17:00-18:15 Session 7: Text Analysis I: Similarity



Using a Dictionary and n-gram Alignment to Improve Fine-grained Cross-Language Plagiarism Detection

ABSTRACT. The Web offers fast and easy access to a wide range of documents in various languages, and translation and editing tools provide the means to create derivative documents fairly easily. This leads to the need to develop effective tools for detecting cross-language plagiarism. Given a suspicious document, cross-language plagiarism detection comprises two main subtasks: retrieving documents that are candidate sources for that document and analyzing those candidates one by one to determine their similarity to the suspicious document. In this paper we focus on the second subtask and introduce a novel approach for assessing cross-language similarity between texts for detecting plagiarized cases. Our proposed approach has two main steps: a vector-based retrieval framework that focuses on high recall, followed by a more precise similarity analysis based on dynamic text alignment. Experiments show that our method outperforms the methods of the best results in PAN-PC-2012 and PAN-PC-2014 in terms of plagdet score. We also show that aligning n-gram units, instead of aligning complete sentences, improves the accuracy of detecting plagiarism.


Relaxing Orthogonality Assumption in Conceptual Text Document Similarity

ABSTRACT. By reflecting the degree of closeness or separation of documents, text similarity measure plays the key role in text mining. Traditional measures, for instance cosine similarity in the bag of words model, assume documents are represented in an orthogonal space formed by words. Words are assumed independent from each other and lexical overlap among documents indicate their similarity. This assumption is also made in the bag of concepts representation of documents. This paper proposes new semantic similarity measures without relying on the orthogonality assumption. By employing Wikipedia as an external resource, we introduce five similarity measures using concept-concept relatedness. Experimental results on real text datasets reveal that eliminating the orthogonality assumption improves the quality of text clustering algorithms.

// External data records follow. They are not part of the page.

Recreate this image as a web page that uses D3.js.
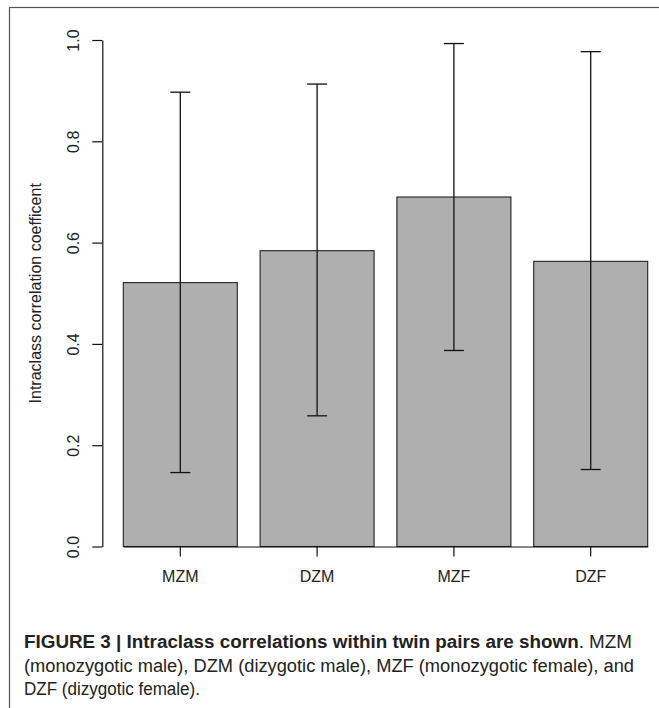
<!DOCTYPE html>
<html>
<head>
<meta charset="utf-8">
<script src="https://cdn.jsdelivr.net/npm/d3@7"></script>
<style>
  body { margin: 0; background: #fff; }
  svg { display: block; }
  .axis text { font-family: "Liberation Sans", Arial, sans-serif; font-size: 16px; fill: #222; }
  .axis path, .axis line { stroke: #111; stroke-width: 1.2; }
  .caption { font-family: "Liberation Sans Narrow", "Liberation Sans", sans-serif; font-size: 18px; fill: #222; }
</style>
</head>
<body>
<svg class="chart"></svg>
<script>
var width = 659,
    height = 708;

// values
var groups = ["MZM", "DZM", "MZF", "DZF"];
var icc = [0.521, 0.584, 0.690, 0.563];
var lower = [0.146, 0.258, 0.387, 0.152];
var upper = [0.897, 0.913, 0.993, 0.977];
var yTicks = [0, 0.2, 0.4, 0.6, 0.8, 1.0];

var chart = d3.select(".chart")
    .attr("width", width)
    .attr("height", height);

// outer frame of the figure panel
chart.append("rect")
    .attr("x", 9.5)
    .attr("y", 7.5)
    .attr("width", 660)
    .attr("height", 720)
    .attr("fill", "none")
    .attr("stroke", "#555")
    .attr("stroke-width", 1.2);

var x = d3.scaleBand()
    .domain(groups)
    .range([123.3, 647.7])
    .paddingInner(0.2 / 1.2)
    .paddingOuter(0);

var y = d3.scaleLinear()
    .domain([0, 1])
    .range([546.5, 40]);

var data = groups.map(function(g, i) {
  return {group: g, icc: icc[i], lo: lower[i], hi: upper[i]};
});

chart.selectAll("rect.bar")
    .data(data)
  .enter().append("rect")
    .attr("class", "bar")
    .attr("x", function(d) { return x(d.group); })
    .attr("y", function(d) { return y(d.icc); })
    .attr("width", x.bandwidth())
    .attr("height", function(d) { return y(0) - y(d.icc); })
    .attr("fill", "#afafaf")
    .attr("stroke", "#222")
    .attr("stroke-width", 1.1);

// error bars
var err = chart.selectAll("g.err")
    .data(data)
  .enter().append("g")
    .attr("class", "err")
    .attr("stroke", "#111")
    .attr("stroke-width", 1.3)
    .attr("transform", function(d) { return "translate(" + (x(d.group) + x.bandwidth() / 2) + ",0)"; });

err.append("line")
    .attr("y1", function(d) { return y(d.lo); })
    .attr("y2", function(d) { return y(d.hi); });
err.append("line")
    .attr("x1", -10).attr("x2", 10)
    .attr("y1", function(d) { return y(d.hi); })
    .attr("y2", function(d) { return y(d.hi); });
err.append("line")
    .attr("x1", -10).attr("x2", 10)
    .attr("y1", function(d) { return y(d.lo); })
    .attr("y2", function(d) { return y(d.lo); });

// y axis, labels turned like R's default
var yAxis = chart.append("g")
    .attr("class", "axis")
    .attr("transform", "translate(102.3,0)")
    .call(d3.axisLeft(y).tickValues(yTicks).tickFormat(d3.format(".1f")).tickSize(10).tickSizeOuter(0));

yAxis.selectAll("text")
    .attr("x", null)
    .attr("dy", null)
    .attr("text-anchor", "middle")
    .attr("transform", "translate(-23.5,0) rotate(-90)");

chart.append("g")
    .attr("class", "axis")
    .attr("transform", "translate(0,546.5)")
    .call(d3.axisBottom(x).tickSize(10).tickSizeOuter(0))
    .selectAll("text")
      .attr("dy", null)
      .attr("y", 35.5);

chart.append("text")
    .attr("class", "axis")
    .attr("transform", "translate(41,293.3) rotate(-90)")
    .attr("text-anchor", "middle")
    .style("font-family", "'Liberation Sans', Arial, sans-serif")
    .style("font-size", "16px")
    .style("fill", "#222")
    .text("Intraclass correlation coefficent");

// caption, squeezed to mimic the condensed journal face
var cap = chart.append("text")
    .attr("class", "caption")
    .attr("x", 24)
    .attr("y", 648)
    .attr("textLength", 608)
    .attr("lengthAdjust", "spacingAndGlyphs");
cap.append("tspan")
    .style("font-weight", "bold")
    .text("FIGURE 3 | Intraclass correlations within twin pairs are shown");
cap.append("tspan")
    .text(". MZM");

chart.append("text")
    .attr("class", "caption")
    .attr("x", 24)
    .attr("y", 672)
    .attr("textLength", 610)
    .attr("lengthAdjust", "spacingAndGlyphs")
    .text("(monozygotic male), DZM (dizygotic male), MZF (monozygotic female), and");

chart.append("text")
    .attr("class", "caption")
    .attr("x", 24)
    .attr("y", 695)
    .attr("textLength", 176)
    .attr("lengthAdjust", "spacingAndGlyphs")
    .text("DZF (dizygotic female).");
</script>
</body>
</html>
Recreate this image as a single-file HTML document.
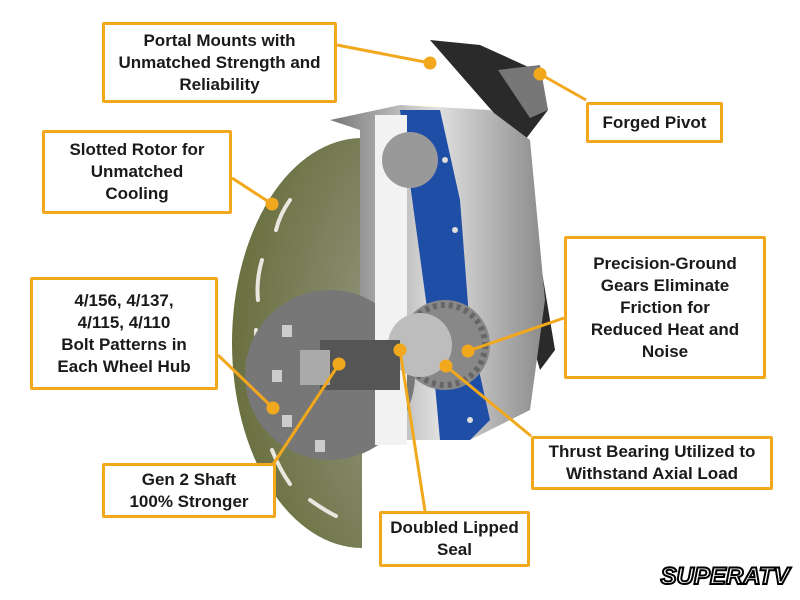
<!DOCTYPE html>
<html><head><meta charset="utf-8"><style>
body{margin:0;width:800px;height:600px;background:#fff;overflow:hidden;position:relative;font-family:"Liberation Sans",sans-serif}
.b{position:absolute;border:3px solid #f2a81d;background:#fff;box-sizing:border-box;display:flex;align-items:center;justify-content:center;text-align:center;font-weight:bold;font-size:17px;line-height:22px;color:#1a1a1a;border-radius:2px}
svg{position:absolute;left:0;top:0}
</style></head><body>
<svg width="800" height="600">
<defs>
<radialGradient id="r" cx="0.8" cy="0.5" r="0.8"><stop offset="0" stop-color="#a0a090"/><stop offset="1" stop-color="#6a7040"/></radialGradient>
<linearGradient id="h" x1="0" x2="1"><stop offset="0" stop-color="#777"/><stop offset="0.5" stop-color="#e0e0e0"/><stop offset="1" stop-color="#8a8a8a"/></linearGradient>
</defs>
<ellipse cx="362" cy="343" rx="130" ry="205" fill="url(#r)"/>
<rect x="362" y="130" width="140" height="430" fill="#fff"/>
<path d="M430 40 L480 45 L535 70 L548 110 L525 140 L530 200 L555 350 L540 370 L520 300 L500 120 Z" fill="#2a2a2a"/>
<path d="M498 70 L540 65 L548 110 L530 118 Z" fill="#777"/>
<path d="M330 120 L400 105 L490 110 L530 140 L545 300 L530 410 L470 440 L400 440 L360 440 L360 130 Z" fill="url(#h)"/>
<g stroke="#e8e8e0" stroke-width="4" fill="none" stroke-linecap="round">
<path d="M262 260 q-6 20 -4 40"/><path d="M256 330 q0 20 4 40"/><path d="M272 450 q8 20 18 34"/><path d="M290 200 q-10 14 -14 30"/><path d="M310 500 q14 10 26 16"/>
</g>
<circle cx="330" cy="375" r="85" fill="#777"/>
<g fill="#ccc"><rect x="282" y="325" width="10" height="12"/><rect x="272" y="370" width="10" height="12"/><rect x="282" y="415" width="10" height="12"/><rect x="315" y="440" width="10" height="12"/></g>
<path d="M400 110 L440 110 L460 200 L470 330 L490 420 L470 440 L440 440 L430 330 Z" fill="#1f4ea6"/>
<g fill="#ddd"><circle cx="445" cy="160" r="3"/><circle cx="455" cy="230" r="3"/><circle cx="470" cy="355" r="3"/><circle cx="470" cy="420" r="3"/></g>
<rect x="375" y="115" width="32" height="330" fill="#f2f2f2"/>
<circle cx="445" cy="345" r="45" fill="#888"/>
<circle cx="445" cy="345" r="40" fill="none" stroke="#666" stroke-width="6" stroke-dasharray="4 4"/>
<circle cx="420" cy="345" r="32" fill="#bdbdbd"/>
<rect x="320" y="340" width="80" height="50" fill="#555"/>
<rect x="300" y="350" width="30" height="35" fill="#aaa"/>
<circle cx="410" cy="160" r="28" fill="#999"/>
<g stroke="#f2a81d" stroke-width="3" fill="#f2a81d">
<line x1="337" y1="45" x2="430" y2="63"/><circle cx="430" cy="63" r="5"/>
<line x1="586" y1="100" x2="540" y2="74"/><circle cx="540" cy="74" r="5"/>
<line x1="232" y1="178" x2="272" y2="204"/><circle cx="272" cy="204" r="5"/>
<line x1="564" y1="318" x2="468" y2="351"/><circle cx="468" cy="351" r="5"/>
<line x1="531" y1="436" x2="446" y2="366"/><circle cx="446" cy="366" r="5"/>
<line x1="218" y1="355" x2="273" y2="408"/><circle cx="273" cy="408" r="5"/>
<line x1="272" y1="466" x2="339" y2="364"/><circle cx="339" cy="364" r="5"/>
<line x1="425" y1="511" x2="400" y2="350"/><circle cx="400" cy="350" r="5"/>
</g>
<text x="725" y="584" font-family="Liberation Sans" font-weight="bold" font-style="italic" font-size="24" text-anchor="middle" fill="#fff" stroke="#000" stroke-width="2">SUPERATV</text>
</svg>
<div class="b" style="left:102px;top:22px;width:235px;height:81px">Portal Mounts with<br>Unmatched Strength and<br>Reliability</div>
<div class="b" style="left:586px;top:102px;width:137px;height:41px">Forged Pivot</div>
<div class="b" style="left:42px;top:130px;width:190px;height:84px">Slotted Rotor for<br>Unmatched<br>Cooling</div>
<div class="b" style="left:564px;top:236px;width:202px;height:143px">Precision-Ground<br>Gears Eliminate<br>Friction for<br>Reduced Heat and<br>Noise</div>
<div class="b" style="left:30px;top:277px;width:188px;height:113px">4/156, 4/137,<br>4/115, 4/110<br>Bolt Patterns in<br>Each Wheel Hub</div>
<div class="b" style="left:531px;top:436px;width:242px;height:54px">Thrust Bearing Utilized to<br>Withstand Axial Load</div>
<div class="b" style="left:102px;top:463px;width:174px;height:55px">Gen 2 Shaft<br>100% Stronger</div>
<div class="b" style="left:379px;top:511px;width:151px;height:56px">Doubled Lipped<br>Seal</div>
</body></html>
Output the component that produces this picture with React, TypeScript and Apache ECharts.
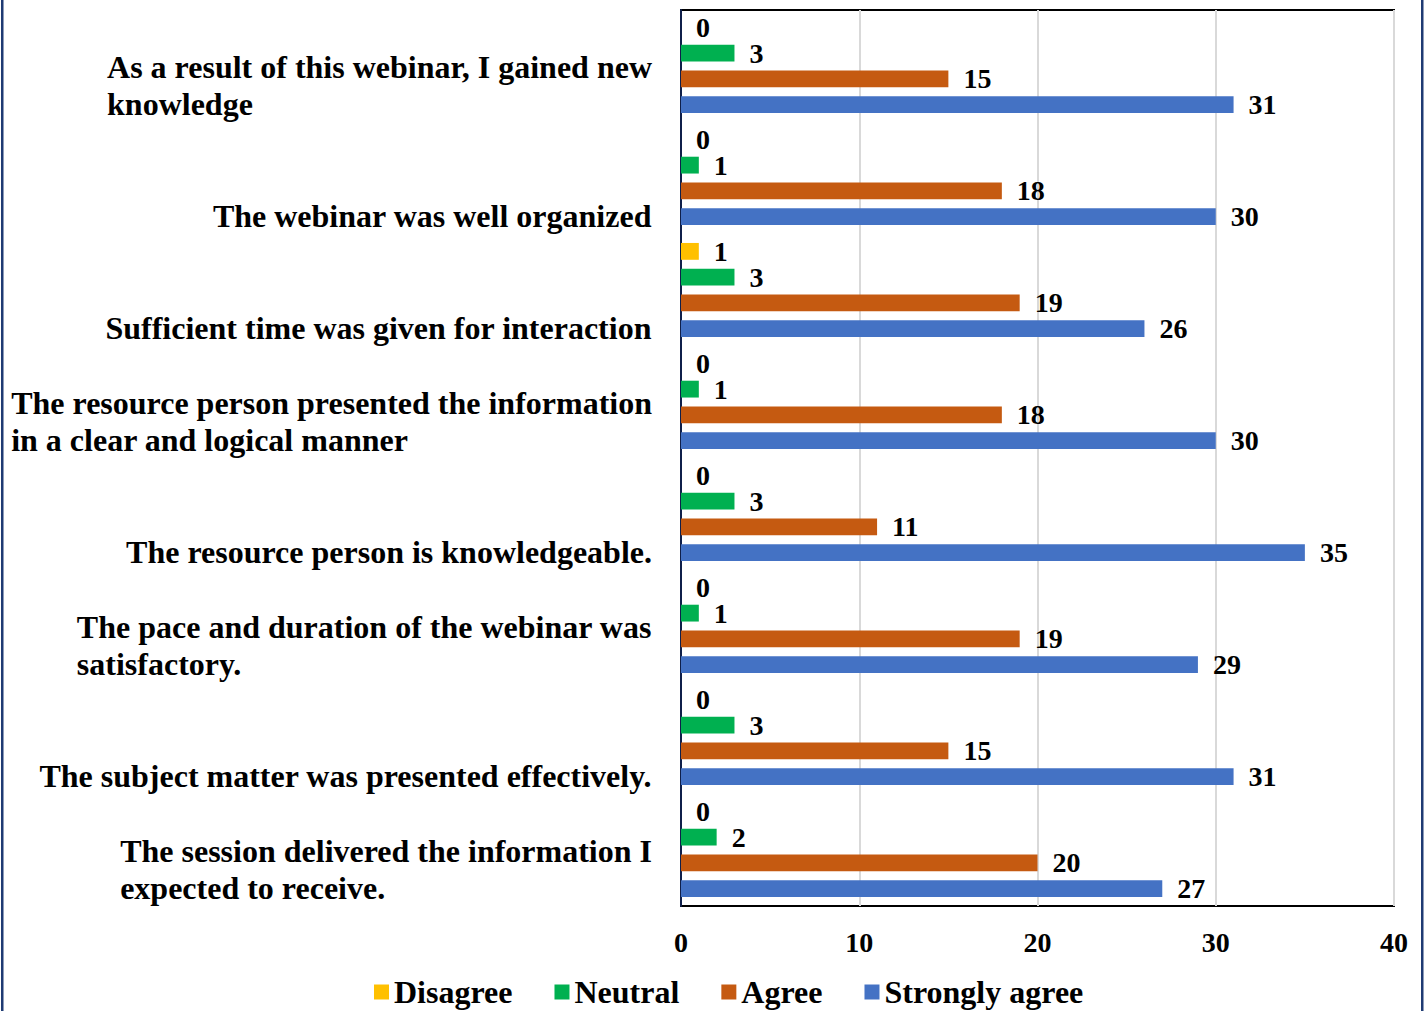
import React, { useEffect, useRef } from "react";
import * as echarts from "echarts";

const categories = [
  "As a result of this webinar, I gained new\nknowledge",
  "The webinar was well organized",
  "Sufficient time was given for interaction",
  "The resource person presented the information\nin a clear and logical manner",
  "The resource person is knowledgeable.",
  "The pace and duration of the webinar was\nsatisfactory.",
  "The subject matter was presented effectively.",
  "The session delivered the information I\nexpected to receive.",
];
const seriesNames = ["Disagree", "Neutral", "Agree", "Strongly agree"];
const disagree = [0, 0, 1, 0, 0, 0, 0, 0];
const neutral = [3, 1, 3, 1, 3, 1, 3, 2];
const agree = [15, 18, 19, 18, 11, 19, 15, 20];
const stronglyAgree = [31, 30, 26, 30, 35, 29, 31, 27];
const xTicks = [0, 10, 20, 30, 40];

const colors = ["#FFC000", "#00B050", "#C55A11", "#4472C4"];
const FONT = "'Liberation Serif', 'Times New Roman', serif";

export default function App() {
  const ref = useRef<HTMLDivElement>(null);
  useEffect(() => {
    if (!ref.current) return;
    const chart = echarts.init(ref.current, null, { renderer: "svg" });
    const values = [disagree, neutral, agree, stronglyAgree];
    const textBase = {
      fontFamily: FONT,
      fontWeight: "bold" as const,
      fontSize: 28,
      color: "#000",
    };
    const bigText = { ...textBase, fontSize: 32 };
    chart.setOption({
      animation: false,
      backgroundColor: "#fff",
      grid: {
        left: 681,
        right: 32,
        top: 10,
        bottom: 105,
        show: true,
        borderColor: "#000",
        borderWidth: 2,
        containLabel: false,
        outerBoundsMode: "none",
      },
      legend: {
        data: seriesNames,
        left: 369,
        top: 970,
        icon: "rect",
        itemWidth: 15,
        itemHeight: 15,
        itemGap: 42,
        textStyle: { ...bigText, lineHeight: 34 },
      },
      xAxis: {
        type: "value",
        min: xTicks[0],
        max: xTicks[xTicks.length - 1],
        interval: 10,
        axisLine: { show: false },
        axisTick: { show: false },
        splitLine: { show: true, lineStyle: { color: "#D9D9D9", width: 2 } },
        axisLabel: { ...textBase, margin: 22 },
      },
      yAxis: [
        {
          type: "category",
          data: categories,
          inverse: true,
          axisLine: { show: true, lineStyle: { color: "#0F1F4A", width: 2 } },
          axisTick: { show: false },
          axisLabel: { show: false },
        },
        {
          type: "category",
          data: ["", ...categories],
          inverse: true,
          boundaryGap: false,
          position: "left",
          axisLine: { show: false },
          axisTick: { show: false },
          splitLine: { show: false },
          axisLabel: {
            interval: 0,
            margin: 29,
            verticalAlign: "bottom",
            lineHeight: 37,
            ...bigText,
            formatter: (v: string) =>
              v
                .split("\n")
                .map((s) => `{l|${s}}`)
                .join("\n"),
            rich: {
              l: { ...bigText, align: "left", lineHeight: 37 },
            },
          },
        },
      ],
      graphic: [
        {
          type: "rect",
          shape: { x: 1, y: 0, width: 2.5, height: 1011 },
          style: { fill: "#1F3B73" },
        },
        {
          type: "rect",
          shape: { x: 1421, y: 0, width: 2.5, height: 1011 },
          style: { fill: "#1F3B73" },
        },
      ],
      series: seriesNames.map((name, i) => ({
        name,
        type: "bar",
        yAxisIndex: 0,
        data: values[i],
        barGap: "53%",
        barCategoryGap: "16%",
        itemStyle: { color: colors[i] },
        label: {
          show: true,
          position: "right",
          distance: 15,
          ...textBase,
        },
      })),
    });
    return () => chart.dispose();
  }, []);
  return (
    <div
      ref={ref}
      style={{ position: "fixed", left: 0, top: 0, width: 1426, height: 1011 }}
    />
  );
}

Enhancing the Searchability of Page-Image PDF Documents Using an Aligned Hidden Layer from a Truth Text

ABSTRACT. The search accuracy achieved in a PDF image-plus-hidden- text (PDF-IT) document depends upon the accuracy of the optical character recognition (OCR) process that produced the searchable hidden text layer. In many cases recognising words in a blurred area of a PDF page image may exceed the capabilities of an OCR engine. This paper describes a project to replace an inadequate hidden textual layer of a PDF-IT file with a more accurate hidden layer produced from a `truth text’. The alignment of the truth text with the image is guided by using OCR- provided page-image co-ordinates, for those glyphs that are correctly recognised, as a set of fixed location points between which other truth-text words can be inserted, and aligned with blurred glyphs in the image. Results are presented to show the much enhanced searchability of this new file when compared to that of the original file, which had an OCR- produced hidden layer with no truth-text enhancement.